Abdul Hakim Sialkoti (1560–1657) (ملا عبدالحکیم سیالکوٹی) was a Muslim scholar. He was born in Sialkot during the era of Mughal Emperor Akbar. He was the son of Sheikh Shams-ud-Din. He was a scholar of Qur'an and a leading philosopher of Islam in his time. He was also known as "Fazil Sialkoti" and "Fazil Lahori". He wrote many books on logic and philosophy. His books are taught at international level Islamic universities. The Mughal emperor Shah Jahan had him weighed in gold once and in silver twice. He died on 24th Safar. His tomb is in Sialkot on the back of Abdul Hakim Park close to a Power House. He is also well known for introducing the Persian philosopher Mulla Sadra in India. He gave the title of Mujaddid Alif Thani to one of the prominent scholars of Islam, Ahmad Sihindi.

Birth
Mullah Abdul Hakim Sialkoti was born in Sialkot Punjab in 968 AH / 1560 in the reign of Emperor Akber.

Education
He was the student of a renowned religious scholar of his time, Abdul Hakim Sialkoti or called as Molana Kamaluddin Kashmiri (1017 AH/ 1608). Molana was the brother of another renowned scholar of his time Molana Jamlauddin and he was the disciple of Baba Fatah Allah Haqani who was very close to Khawajah Abdushaheed Naqshbandi. He was a great scholar remembered in the history as Allama Mashriqayn, Scholar of East and Moallem e saqalain, master of universe. He had two universities one in Lahore and one in Sialkot and people from far away came to learn under his brilliance.

Classmates
Mullah had two very famous class fellows, Mujaddid Al-fe Thani, who is one of the most prestigious spiritual personality from Subcontinent and Nawab Saadullah Khan, who was the president of the court of Emperor Shah Jahan.
Ahmad Sirhindi and Mullah were both classmates but after the completion of their studies they remained separated till 1022 AH/ 1613 but later in that year, one of Mullah's students remained absent for few days from the class.

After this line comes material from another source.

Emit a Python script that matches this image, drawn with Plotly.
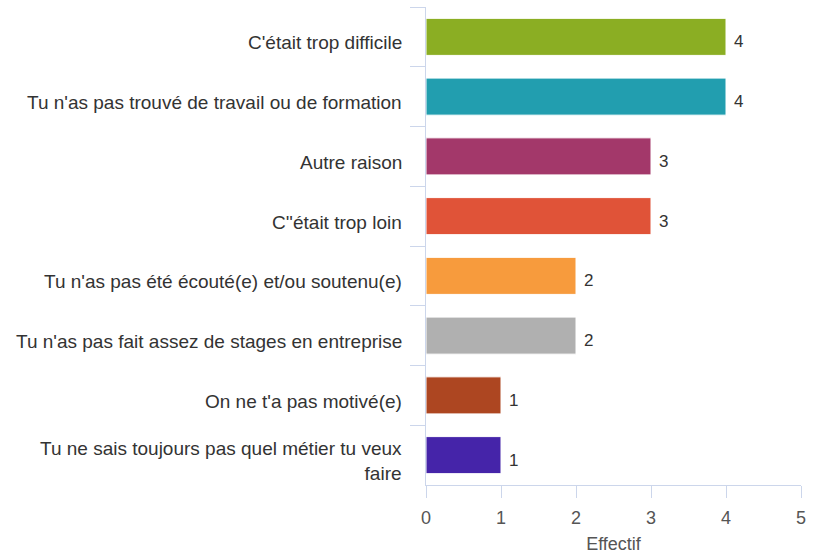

Mullah got concerned and he sent word for him. After that, the student came back with few pages in his hands on Mullah's curiosity, he told that he read these pages and caught his attention that he got so distracted from his studies. When Mullah read the pages, he was also surprised. In the end, he figured out that these pages were written by Ahmad sirhandi himself. After that one night in Mullah's dream, he saw Ahmad Sirhindi who was reciting some verses and interpreting the meanings of those to Mullah, when Mullah woke up he wrote a letter to Ahmad and mentioned the dream about him too, it is written in books that between 1023 AH/ 1614 to 1024 AH/ 1615, mullah went to Sirhand to meet Ahmad and Mullah accepted his discipleship. Ahmad too respected him a lot and even the title Mujaddid Alif Thani was given by Mullah himself while his true name is Sheikh Ahmed Sirhandi and also the Mujaddid gave Mullah a title of Aftab e Punjab ( A sun in the scholars of Punjab)

Career and Achievements
Mullah in the reign of Emperor Akbar was officially appointed professor at the University in Lahore that was constructed by Akber himself. In the reign of emperor Jahangir he was greatly honoured and was given a huge land in acknowledging his services also in the early days of Emperor Shah Jahan, he was the principal of  Agra University. It was reported that he was given six thousand coins equivalent to the weight of his own as a gift.

Students
He had only two notable students out of thousands in his lifetime: Mullah Abdur Raheem, justice of Murad Abad, and Mir Syed Ismail Baig.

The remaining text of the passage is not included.